[Source code of charts]
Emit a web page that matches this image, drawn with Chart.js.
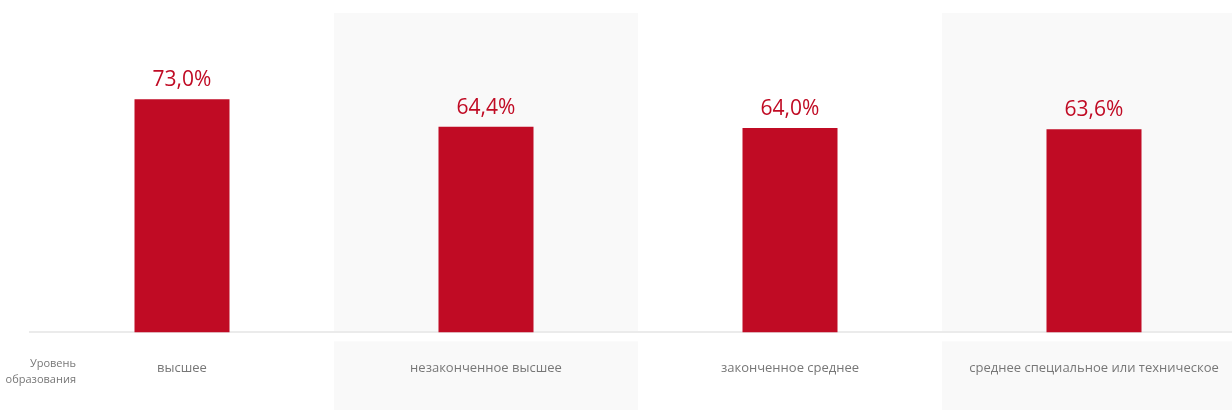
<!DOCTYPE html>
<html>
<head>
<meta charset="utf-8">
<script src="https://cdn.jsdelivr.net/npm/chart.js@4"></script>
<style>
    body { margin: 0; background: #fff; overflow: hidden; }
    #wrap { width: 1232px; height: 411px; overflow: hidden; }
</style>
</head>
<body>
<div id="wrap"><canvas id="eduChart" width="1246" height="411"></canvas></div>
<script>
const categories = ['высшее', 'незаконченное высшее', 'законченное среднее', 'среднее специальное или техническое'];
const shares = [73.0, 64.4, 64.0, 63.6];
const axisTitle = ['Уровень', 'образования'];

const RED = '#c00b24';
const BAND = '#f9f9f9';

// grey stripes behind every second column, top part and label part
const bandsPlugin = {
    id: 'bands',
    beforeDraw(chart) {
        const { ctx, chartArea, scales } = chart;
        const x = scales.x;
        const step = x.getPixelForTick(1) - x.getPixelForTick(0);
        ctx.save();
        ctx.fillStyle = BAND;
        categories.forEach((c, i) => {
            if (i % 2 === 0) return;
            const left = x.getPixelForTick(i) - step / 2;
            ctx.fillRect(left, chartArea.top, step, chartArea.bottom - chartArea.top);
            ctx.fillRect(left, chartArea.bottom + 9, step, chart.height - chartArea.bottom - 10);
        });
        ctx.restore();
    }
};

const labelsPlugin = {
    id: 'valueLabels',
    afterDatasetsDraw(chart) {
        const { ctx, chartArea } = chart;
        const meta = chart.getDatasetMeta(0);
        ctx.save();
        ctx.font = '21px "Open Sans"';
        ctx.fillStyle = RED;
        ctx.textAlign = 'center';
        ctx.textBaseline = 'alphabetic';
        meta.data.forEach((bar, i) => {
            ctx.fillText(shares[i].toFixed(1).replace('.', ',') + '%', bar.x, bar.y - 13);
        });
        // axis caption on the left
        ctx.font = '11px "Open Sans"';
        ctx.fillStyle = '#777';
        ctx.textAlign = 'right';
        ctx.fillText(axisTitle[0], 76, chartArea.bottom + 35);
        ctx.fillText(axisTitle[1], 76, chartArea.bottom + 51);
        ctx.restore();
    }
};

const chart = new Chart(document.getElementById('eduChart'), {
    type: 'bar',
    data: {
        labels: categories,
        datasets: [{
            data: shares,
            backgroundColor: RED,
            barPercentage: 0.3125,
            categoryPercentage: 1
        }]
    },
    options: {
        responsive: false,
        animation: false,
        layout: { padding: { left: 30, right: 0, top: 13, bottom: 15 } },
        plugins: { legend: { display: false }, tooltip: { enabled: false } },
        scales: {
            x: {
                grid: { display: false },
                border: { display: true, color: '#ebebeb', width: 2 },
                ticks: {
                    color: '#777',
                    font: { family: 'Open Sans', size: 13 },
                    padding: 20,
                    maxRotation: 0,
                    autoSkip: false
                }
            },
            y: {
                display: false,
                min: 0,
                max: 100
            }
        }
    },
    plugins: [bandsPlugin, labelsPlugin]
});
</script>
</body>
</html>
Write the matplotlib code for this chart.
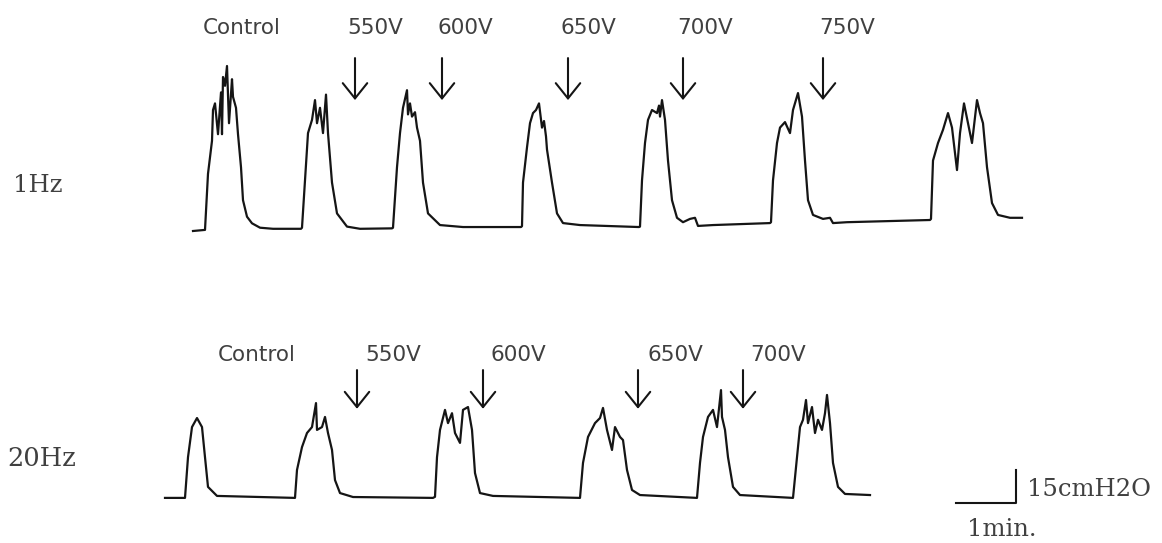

_Exercise task_. Quote everything in the listing above exactly; pictures are the only thing to omit.

_Answer below_.
Emit a web page that matches this image, drawn with Chart.js.
<!DOCTYPE html>
<html>
<head>
<meta charset="utf-8">
<script src="https://cdn.jsdelivr.net/npm/chart.js@4"></script>
<style>
    body { margin: 0; background: #fff; overflow: hidden; }
    #wrap { width: 1232px; height: 411px; overflow: hidden; }
</style>
</head>
<body>
<div id="wrap"><canvas id="eduChart" width="1246" height="411"></canvas></div>
<script>
const categories = ['высшее', 'незаконченное высшее', 'законченное среднее', 'среднее специальное или техническое'];
const shares = [73.0, 64.4, 64.0, 63.6];
const axisTitle = ['Уровень', 'образования'];

const RED = '#c00b24';
const BAND = '#f9f9f9';

// grey stripes behind every second column, top part and label part
const bandsPlugin = {
    id: 'bands',
    beforeDraw(chart) {
        const { ctx, chartArea, scales } = chart;
        const x = scales.x;
        const step = x.getPixelForTick(1) - x.getPixelForTick(0);
        ctx.save();
        ctx.fillStyle = BAND;
        categories.forEach((c, i) => {
            if (i % 2 === 0) return;
            const left = x.getPixelForTick(i) - step / 2;
            ctx.fillRect(left, chartArea.top, step, chartArea.bottom - chartArea.top);
            ctx.fillRect(left, chartArea.bottom + 9, step, chart.height - chartArea.bottom - 10);
        });
        ctx.restore();
    }
};

const labelsPlugin = {
    id: 'valueLabels',
    afterDatasetsDraw(chart) {
        const { ctx, chartArea } = chart;
        const meta = chart.getDatasetMeta(0);
        ctx.save();
        ctx.font = '21px "Open Sans"';
        ctx.fillStyle = RED;
        ctx.textAlign = 'center';
        ctx.textBaseline = 'alphabetic';
        meta.data.forEach((bar, i) => {
            ctx.fillText(shares[i].toFixed(1).replace('.', ',') + '%', bar.x, bar.y - 13);
        });
        // axis caption on the left
        ctx.font = '11px "Open Sans"';
        ctx.fillStyle = '#777';
        ctx.textAlign = 'right';
        ctx.fillText(axisTitle[0], 76, chartArea.bottom + 35);
        ctx.fillText(axisTitle[1], 76, chartArea.bottom + 51);
        ctx.restore();
    }
};

const chart = new Chart(document.getElementById('eduChart'), {
    type: 'bar',
    data: {
        labels: categories,
        datasets: [{
            data: shares,
            backgroundColor: RED,
            barPercentage: 0.3125,
            categoryPercentage: 1
        }]
    },
    options: {
        responsive: false,
        animation: false,
        layout: { padding: { left: 30, right: 0, top: 13, bottom: 15 } },
        plugins: { legend: { display: false }, tooltip: { enabled: false } },
        scales: {
            x: {
                grid: { display: false },
                border: { display: true, color: '#ebebeb', width: 2 },
                ticks: {
                    color: '#777',
                    font: { family: 'Open Sans', size: 13 },
                    padding: 20,
                    maxRotation: 0,
                    autoSkip: false
                }
            },
            y: {
                display: false,
                min: 0,
                max: 100
            }
        }
    },
    plugins: [bandsPlugin, labelsPlugin]
});
</script>
</body>
</html>
Write the matplotlib code for this chart.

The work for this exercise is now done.